-- Start Source material --

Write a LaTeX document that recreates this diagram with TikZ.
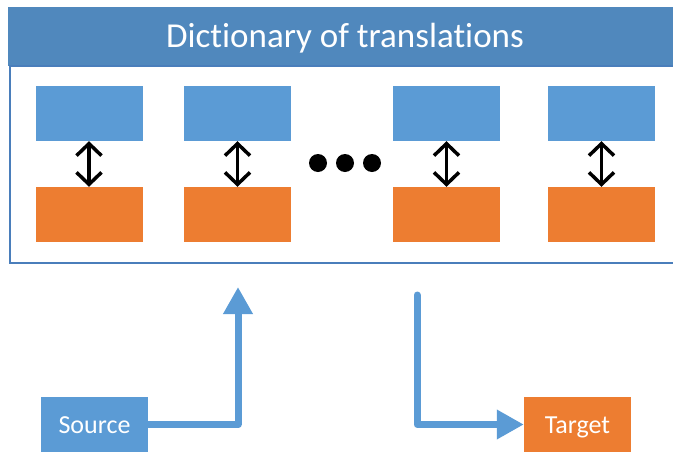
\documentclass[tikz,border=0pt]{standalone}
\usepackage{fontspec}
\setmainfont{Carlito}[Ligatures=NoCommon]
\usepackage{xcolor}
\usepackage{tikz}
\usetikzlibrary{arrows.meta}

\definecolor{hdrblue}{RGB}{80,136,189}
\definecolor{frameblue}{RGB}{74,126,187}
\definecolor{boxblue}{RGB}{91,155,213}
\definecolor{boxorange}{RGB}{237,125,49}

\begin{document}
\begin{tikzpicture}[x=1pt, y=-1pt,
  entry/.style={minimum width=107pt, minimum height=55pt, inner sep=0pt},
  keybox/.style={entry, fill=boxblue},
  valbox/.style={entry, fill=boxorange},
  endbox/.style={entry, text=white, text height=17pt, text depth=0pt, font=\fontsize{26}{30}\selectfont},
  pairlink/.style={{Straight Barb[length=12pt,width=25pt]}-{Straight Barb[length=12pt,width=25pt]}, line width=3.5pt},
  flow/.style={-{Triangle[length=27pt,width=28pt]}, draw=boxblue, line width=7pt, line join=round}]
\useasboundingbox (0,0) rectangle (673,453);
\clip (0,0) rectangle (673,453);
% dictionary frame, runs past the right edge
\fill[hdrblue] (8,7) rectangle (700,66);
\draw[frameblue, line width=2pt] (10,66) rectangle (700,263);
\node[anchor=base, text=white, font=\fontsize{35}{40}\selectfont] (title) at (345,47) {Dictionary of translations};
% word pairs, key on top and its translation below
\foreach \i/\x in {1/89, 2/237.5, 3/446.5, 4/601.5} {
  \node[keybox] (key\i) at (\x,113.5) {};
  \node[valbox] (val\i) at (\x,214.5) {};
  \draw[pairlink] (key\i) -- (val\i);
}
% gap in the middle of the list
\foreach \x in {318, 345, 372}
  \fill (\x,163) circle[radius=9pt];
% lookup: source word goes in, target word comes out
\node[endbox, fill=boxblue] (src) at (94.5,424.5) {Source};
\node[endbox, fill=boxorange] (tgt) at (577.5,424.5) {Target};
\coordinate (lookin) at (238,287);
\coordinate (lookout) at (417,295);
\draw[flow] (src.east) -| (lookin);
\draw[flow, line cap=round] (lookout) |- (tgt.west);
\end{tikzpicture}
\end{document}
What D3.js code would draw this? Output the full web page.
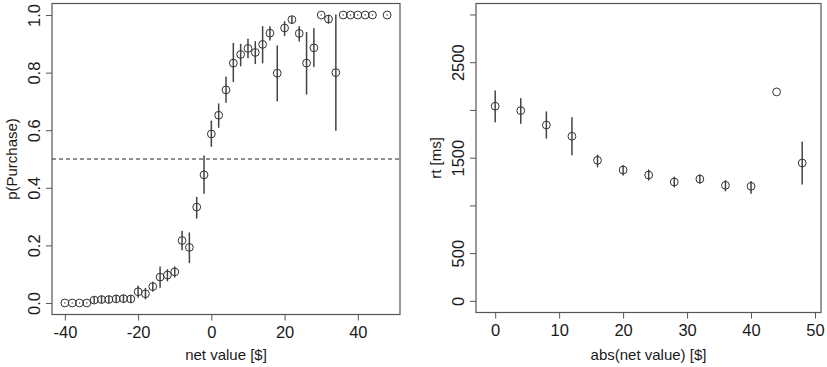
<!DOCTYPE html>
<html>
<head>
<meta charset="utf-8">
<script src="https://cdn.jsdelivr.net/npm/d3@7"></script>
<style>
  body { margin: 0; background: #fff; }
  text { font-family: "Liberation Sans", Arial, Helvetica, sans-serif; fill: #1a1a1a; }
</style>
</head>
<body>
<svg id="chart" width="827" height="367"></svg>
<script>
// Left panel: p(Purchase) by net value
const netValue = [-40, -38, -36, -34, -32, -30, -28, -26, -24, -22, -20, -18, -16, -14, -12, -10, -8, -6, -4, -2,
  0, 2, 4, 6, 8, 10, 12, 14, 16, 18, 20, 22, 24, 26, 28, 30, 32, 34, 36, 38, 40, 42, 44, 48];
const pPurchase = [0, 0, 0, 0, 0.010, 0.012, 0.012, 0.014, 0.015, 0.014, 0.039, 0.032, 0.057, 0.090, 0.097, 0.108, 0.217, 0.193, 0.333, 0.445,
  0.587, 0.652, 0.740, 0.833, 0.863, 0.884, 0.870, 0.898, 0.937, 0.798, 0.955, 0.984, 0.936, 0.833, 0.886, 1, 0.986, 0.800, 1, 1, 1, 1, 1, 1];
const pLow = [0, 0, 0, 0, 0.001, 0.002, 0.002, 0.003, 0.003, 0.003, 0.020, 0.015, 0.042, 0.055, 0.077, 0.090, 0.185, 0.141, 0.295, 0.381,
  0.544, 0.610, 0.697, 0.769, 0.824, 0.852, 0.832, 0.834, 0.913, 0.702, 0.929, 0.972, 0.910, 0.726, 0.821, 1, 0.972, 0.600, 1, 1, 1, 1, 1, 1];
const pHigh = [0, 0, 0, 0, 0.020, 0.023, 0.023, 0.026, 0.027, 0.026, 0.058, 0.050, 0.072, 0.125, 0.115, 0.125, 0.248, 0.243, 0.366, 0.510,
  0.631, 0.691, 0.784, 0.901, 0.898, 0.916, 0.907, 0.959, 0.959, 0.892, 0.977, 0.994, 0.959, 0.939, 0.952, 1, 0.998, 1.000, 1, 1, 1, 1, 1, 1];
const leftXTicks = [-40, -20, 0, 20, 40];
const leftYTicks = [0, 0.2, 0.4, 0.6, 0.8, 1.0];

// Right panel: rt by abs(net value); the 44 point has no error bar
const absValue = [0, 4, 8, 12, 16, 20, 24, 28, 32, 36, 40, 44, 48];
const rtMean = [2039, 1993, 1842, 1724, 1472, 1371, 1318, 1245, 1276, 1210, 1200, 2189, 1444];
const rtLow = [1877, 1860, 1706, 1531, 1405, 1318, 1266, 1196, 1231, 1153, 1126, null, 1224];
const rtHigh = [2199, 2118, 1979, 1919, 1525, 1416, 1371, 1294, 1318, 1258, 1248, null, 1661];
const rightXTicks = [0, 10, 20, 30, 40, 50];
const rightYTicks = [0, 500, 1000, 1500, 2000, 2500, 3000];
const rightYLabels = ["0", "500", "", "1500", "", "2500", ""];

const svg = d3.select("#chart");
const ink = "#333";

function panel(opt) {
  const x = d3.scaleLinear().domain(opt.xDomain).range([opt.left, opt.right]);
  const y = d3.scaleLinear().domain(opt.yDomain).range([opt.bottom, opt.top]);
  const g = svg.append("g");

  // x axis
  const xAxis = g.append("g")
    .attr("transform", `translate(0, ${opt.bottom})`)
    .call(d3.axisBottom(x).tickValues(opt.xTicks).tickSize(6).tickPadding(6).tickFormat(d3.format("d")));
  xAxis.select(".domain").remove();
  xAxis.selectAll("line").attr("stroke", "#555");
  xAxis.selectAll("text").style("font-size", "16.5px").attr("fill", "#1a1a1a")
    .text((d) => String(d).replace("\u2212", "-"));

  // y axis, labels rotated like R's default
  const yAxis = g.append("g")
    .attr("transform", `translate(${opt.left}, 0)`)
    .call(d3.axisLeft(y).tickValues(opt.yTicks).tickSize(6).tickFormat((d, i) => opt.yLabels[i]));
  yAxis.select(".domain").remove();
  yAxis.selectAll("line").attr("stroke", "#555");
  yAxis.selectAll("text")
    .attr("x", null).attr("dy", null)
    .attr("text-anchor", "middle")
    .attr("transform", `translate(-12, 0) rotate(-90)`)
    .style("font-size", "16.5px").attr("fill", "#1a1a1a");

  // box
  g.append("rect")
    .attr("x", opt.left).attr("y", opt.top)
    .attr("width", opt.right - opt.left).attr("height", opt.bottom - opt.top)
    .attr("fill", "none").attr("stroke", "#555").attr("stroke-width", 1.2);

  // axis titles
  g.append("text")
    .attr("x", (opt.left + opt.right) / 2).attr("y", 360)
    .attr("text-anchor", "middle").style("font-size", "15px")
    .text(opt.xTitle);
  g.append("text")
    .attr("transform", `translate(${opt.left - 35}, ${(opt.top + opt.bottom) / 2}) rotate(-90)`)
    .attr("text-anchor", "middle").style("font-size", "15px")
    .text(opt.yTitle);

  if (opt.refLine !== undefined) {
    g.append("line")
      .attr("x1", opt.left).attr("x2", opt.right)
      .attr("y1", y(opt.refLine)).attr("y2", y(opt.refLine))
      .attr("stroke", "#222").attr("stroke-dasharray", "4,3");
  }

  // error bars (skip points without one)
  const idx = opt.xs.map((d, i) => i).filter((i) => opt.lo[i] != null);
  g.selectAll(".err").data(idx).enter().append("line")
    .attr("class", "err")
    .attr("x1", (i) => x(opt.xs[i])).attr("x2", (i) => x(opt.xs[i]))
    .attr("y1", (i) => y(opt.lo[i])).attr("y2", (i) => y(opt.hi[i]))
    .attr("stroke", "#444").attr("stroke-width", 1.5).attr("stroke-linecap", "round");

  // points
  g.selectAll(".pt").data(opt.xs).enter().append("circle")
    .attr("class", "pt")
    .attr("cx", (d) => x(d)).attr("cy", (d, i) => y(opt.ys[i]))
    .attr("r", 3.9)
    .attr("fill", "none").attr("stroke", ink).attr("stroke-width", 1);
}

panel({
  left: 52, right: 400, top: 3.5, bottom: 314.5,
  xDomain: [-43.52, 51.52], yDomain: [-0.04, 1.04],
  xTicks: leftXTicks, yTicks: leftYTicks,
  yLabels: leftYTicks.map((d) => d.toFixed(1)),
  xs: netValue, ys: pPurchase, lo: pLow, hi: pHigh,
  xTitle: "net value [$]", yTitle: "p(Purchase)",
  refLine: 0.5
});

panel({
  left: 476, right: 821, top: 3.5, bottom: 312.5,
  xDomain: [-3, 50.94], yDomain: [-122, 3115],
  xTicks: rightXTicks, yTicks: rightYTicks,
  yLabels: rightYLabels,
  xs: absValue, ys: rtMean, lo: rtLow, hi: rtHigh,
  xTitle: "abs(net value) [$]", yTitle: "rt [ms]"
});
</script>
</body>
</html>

-- End Source material --

- [Work instructions]
Copy out all lines from the material above that contain the string "draw".

- [Exercise output]
  flow/.style={-{Triangle[length=27pt,width=28pt]}, draw=boxblue, line width=7pt, line join=round}]
\draw[frameblue, line width=2pt] (10,66) rectangle (700,263);
  \draw[pairlink] (key\i) -- (val\i);
\draw[flow] (src.east) -| (lookin);
\draw[flow, line cap=round] (lookout) |- (tgt.west);
What D3.js code would draw this? Output the full web page.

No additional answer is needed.